Intentó salir detrás de Chano, desprendiéndose de los brazos de Cristián, pero oyó sus pisadas, siguiéndole.
A media escalera comprendió la inutilidad de su persecución. Chano había desaparecido.
Se sentó en un escalón, la cara entre las manos, quieta, sin fuerzas, con un dañino deseo de desaparecer o de no haber nacido. Ser joven, vivir, de pronto le parecía como una enfermedad sin remedio. Como surgiendo de imágenes pasadas, creyó ver a su hermano, tal como se graban los colores y las voces en la mente de los niños. Le veía sobre su brillante bicicleta, entre una doble hilera de árboles, las ruedas giraban, escupiendo chispas de luz, en el suelo había grandes sombras verdes. Eduardo, el cabello rubio y ensortijado, movido por la brisa, soltaba las manos del manillar, para hacer el valiente. Llevaba una camisa azul, ancha y floja, hinchada por el viento cargado de verano y mar. El color verde lo invadía todo, como un fresco perfume.
Y recordó el tomito de Catecismo del padre Ripalda, con sus grabados. En un ángulo de la página cuarenta —con qué exactitud lo recordaba— había una figura, bajo la cual se leía: Enterrad a los muertos. Representaba a un hombre arrojando tierra a gentes y gentes, con la sola ayuda de una pala, como la que utilizaba de niña para levantar castillos en la arena. Algo había que se dolía de todo lo acabado, del tiempo perdido, pero nada tenía ya remedio. No hay tiempo para lamentarse, no hay tiempo para vivir…
Entretanto, un clamor extraño se hacía más ancho, más cercano, algo impalpable y grande se acercaba a ellos. Las manos de Cristián se apretaron sobre sus hombros, oyó su voz cálida, nuevamente:
—¿De verdad era Eduardo tu hermano?…
La palabra hermano, en boca de Cristián, tenía una sonoridad encendida.

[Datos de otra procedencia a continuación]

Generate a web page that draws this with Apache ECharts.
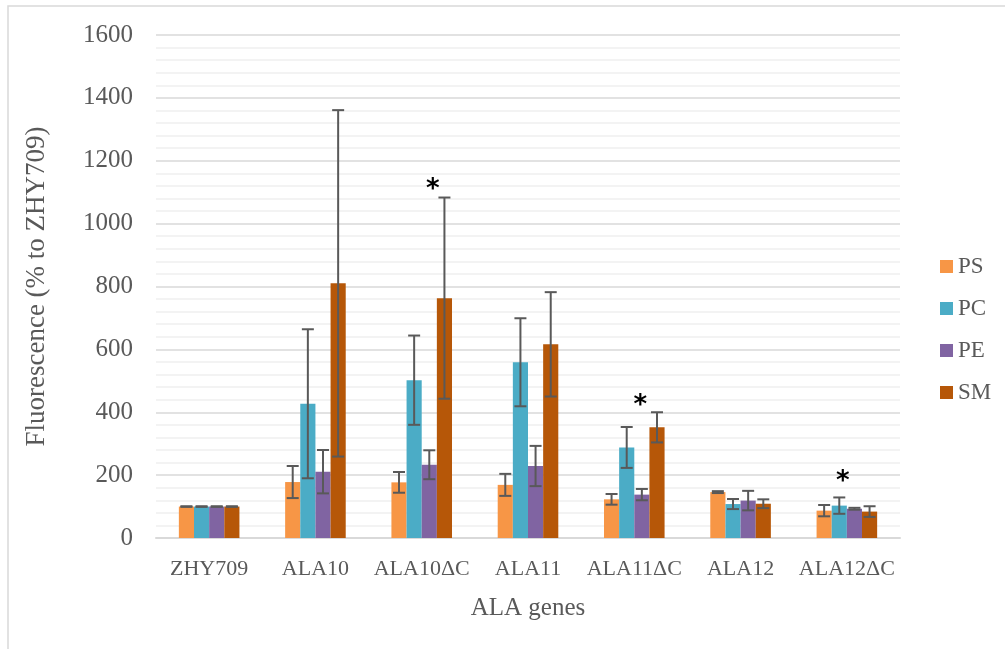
<!DOCTYPE html>
<html>
<head>
<meta charset="utf-8">
<script src="https://cdn.jsdelivr.net/npm/echarts@6/dist/echarts.min.js"></script>
<style>
  html, body { margin: 0; padding: 0; background: #fff; }
  #chart { width: 1005px; height: 649px; }
</style>
</head>
<body>
<div id="chart"></div>
<script>
const categories = ['ZHY709', 'ALA10', 'ALA10ΔC', 'ALA11', 'ALA11ΔC', 'ALA12', 'ALA12ΔC'];
const seriesNames = ['PS', 'PC', 'PE', 'SM'];
const seriesColors = ['#F79646', '#4BACC6', '#8064A2', '#B65708'];

// mean values
const psValues = [100, 178, 177, 169, 123, 146, 87];
const pcValues = [100, 427, 502, 559, 288, 108, 103];
const peValues = [100, 211, 233, 229, 138, 119, 93];
const smValues = [100, 810, 763, 616, 352, 109, 84];

// error (+/-)
const psErrors = [1, 51, 33, 35, 17, 3, 18];
const pcErrors = [1, 237, 142, 140, 65, 16, 26];
const peErrors = [1, 69, 46, 64, 18, 31, 3];
const smErrors = [1, 551, 320, 166, 48, 14, 17];

// significance stars
const starCategories = ['ALA10ΔC', 'ALA11ΔC', 'ALA12ΔC'];
const starValues = [1123, 436, 194];
const starShift = [11, 6, -4];

const yTicks = [0, 200, 400, 600, 800, 1000, 1200, 1400, 1600];

const allValues = [psValues, pcValues, peValues, smValues];
const allErrors = [psErrors, pcErrors, peErrors, smErrors];

const chart = echarts.init(document.getElementById('chart'), null, {renderer: 'canvas'});
const font = 'Liberation Serif';
const textGray = '#595959';
const barCategoryGap = 0.43;

const barSeries = seriesNames.map((name, i) => ({
    name: name,
    type: 'bar',
    data: allValues[i],
    barGap: '0%',
    barCategoryGap: (barCategoryGap * 100) + '%',
    itemStyle: {color: seriesColors[i]},
    z: 2
}));

const errorSeries = seriesNames.map((name, i) => ({
    type: 'custom',
    name: name + ' err',
    z: 5,
    silent: true,
    data: allValues[i].map((v, k) => [k, v - allErrors[i][k], v + allErrors[i][k]]),
    renderItem: function (params, api) {
        const k = api.value(0);
        const lo = api.coord([k, api.value(1)]);
        const hi = api.coord([k, api.value(2)]);
        const band = api.size([1, 0])[0];
        const bw = band * (1 - barCategoryGap) / 4;
        const x = lo[0] + (i - 1.5) * bw;
        const cap = 6;
        const style = {stroke: '#595959', lineWidth: 2};
        return {
            type: 'group',
            children: [
                {type: 'line', shape: {x1: x, y1: lo[1], x2: x, y2: hi[1]}, style: style},
                {type: 'line', shape: {x1: x - cap, y1: lo[1], x2: x + cap, y2: lo[1]}, style: style},
                {type: 'line', shape: {x1: x - cap, y1: hi[1], x2: x + cap, y2: hi[1]}, style: style}
            ]
        };
    }
}));

const starSeries = {
    type: 'custom',
    name: 'stars',
    z: 6,
    silent: true,
    data: starCategories.map((c, k) => [categories.indexOf(c), starValues[k], starShift[k]]),
    renderItem: function (params, api) {
        const p = api.coord([api.value(0), api.value(1)]);
        return {
            type: 'text',
            x: p[0] + api.value(2),
            y: p[1] + 5,
            style: {
                text: '*',
                fontFamily: 'DejaVu Sans',
                fontWeight: 'bold',
                fontSize: 26,
                fill: '#000',
                align: 'center',
                verticalAlign: 'middle'
            }
        };
    }
};

const option = {
    animation: false,
    backgroundColor: '#fff',
    graphic: [{
        type: 'rect',
        shape: {x: 8, y: 6, width: 1200, height: 800},
        style: {fill: 'none', stroke: '#d9d9d9', lineWidth: 1.5},
        silent: true
    }],
    legend: {
        orient: 'vertical',
        left: 935,
        top: 250,
        itemWidth: 13,
        itemHeight: 13,
        itemGap: 19,
        icon: 'rect',
        data: seriesNames,
        textStyle: {fontFamily: font, fontSize: 23, color: textGray}
    },
    grid: {left: 156, right: 105, top: 35, bottom: 111},
    xAxis: {
        type: 'category',
        data: categories,
        name: 'ALA genes',
        nameLocation: 'middle',
        nameGap: 58,
        nameTextStyle: {fontFamily: font, fontSize: 25, color: textGray},
        axisTick: {show: false},
        axisLine: {lineStyle: {color: '#d9d9d9', width: 2}},
        axisLabel: {fontFamily: font, fontSize: 22, color: textGray, margin: 20, interval: 0}
    },
    yAxis: {
        type: 'value',
        min: yTicks[0],
        max: yTicks[yTicks.length - 1],
        interval: 200,
        name: 'Fluorescence (% to ZHY709)',
        nameLocation: 'middle',
        nameGap: 106,
        nameTextStyle: {fontFamily: font, fontSize: 27, color: textGray},
        axisLine: {show: false},
        axisTick: {show: false},
        axisLabel: {fontFamily: font, fontSize: 25, color: textGray, margin: 23, formatter: v => String(v)},
        splitLine: {lineStyle: {color: '#d9d9d9', width: 1.5}},
        minorTick: {show: false, splitNumber: 5},
        minorSplitLine: {show: true, lineStyle: {color: '#f0f0f0', width: 1.5}}
    },
    series: [...barSeries, ...errorSeries, starSeries]
};

chart.setOption(option);
window.addEventListener('resize', chart.resize);
</script>
</body>
</html>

En aquellas palabras había algo mágico, enorme y terrible, un gran temblor sacudía el mundo, su mundo. Algo que se parecía a una aurora, violenta, se encendió arriba, sobre sus cabezas, prendió en los cristales altos y llegó hasta ellos, derrumbándose por la oscura garganta de la escalera, con una vibración casi humana. Aquella flor de luz, caliente, viva, les hizo estrecharse en un abrazo.

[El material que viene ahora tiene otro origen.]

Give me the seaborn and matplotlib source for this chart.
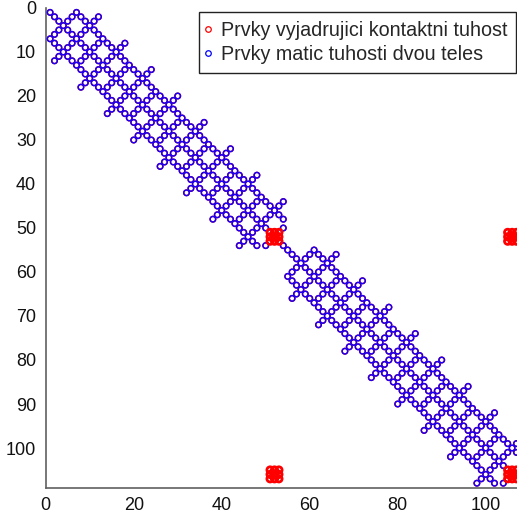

Y lo que presentían sucedió. Una bomba, la última de la noche acaso, estalló al lado mismo, arrancando parte de la casa. La buhardilla y el último piso fueron arrastrados con un estruendo total. Sol y Cristián, brutalmente empujados, rodaron escaleras abajo, dentro de una nube de humo, en la que flotaban, como en un sueño casi hermoso, infinidad de partículas extrañas. La gran flor roja se había cerrado sobre ellos, el humo era amarillo, sofocante.
Les envolvía una tiniebla lúgubre, llena de crujidos sordos y temblores. Todo parecía inseguro bajo sus cuerpos, todo arrastraba hacia abajo, todo parecía tragar, absorber, para siempre. Hacía, sin embargo, tanto tiempo que lo estruendoso se había confundido con el silencio, que casi no les sorprendía el derrumbarse de las vigas, de las paredes, de toda la parte alta de la casa… Fue el silencio lo que les sorprendió. Un gran silencio caliente, que parecía derretirse sobre la nuca. Nunca sabrían cuánto tiempo pasó, cuántas horas estuvieron en el suelo inconscientes. Hasta sus cuerpos, rodaron infinidad de cosas: ladrillos, trozos de metal y madera, cristales… Y polvo, mucho polvo, de color blanco, de color oro, que no cesaba de bailotear en el aire, como una burla callada.
Alguien gemía rítmicamente, arriba. Por el portal abierto, sobre las casas, aparecía un cielo frío y estrecho. La calle estaba llena de humo. Un perro pasó corriendo, con las orejas hacia atrás y la lengua colgando.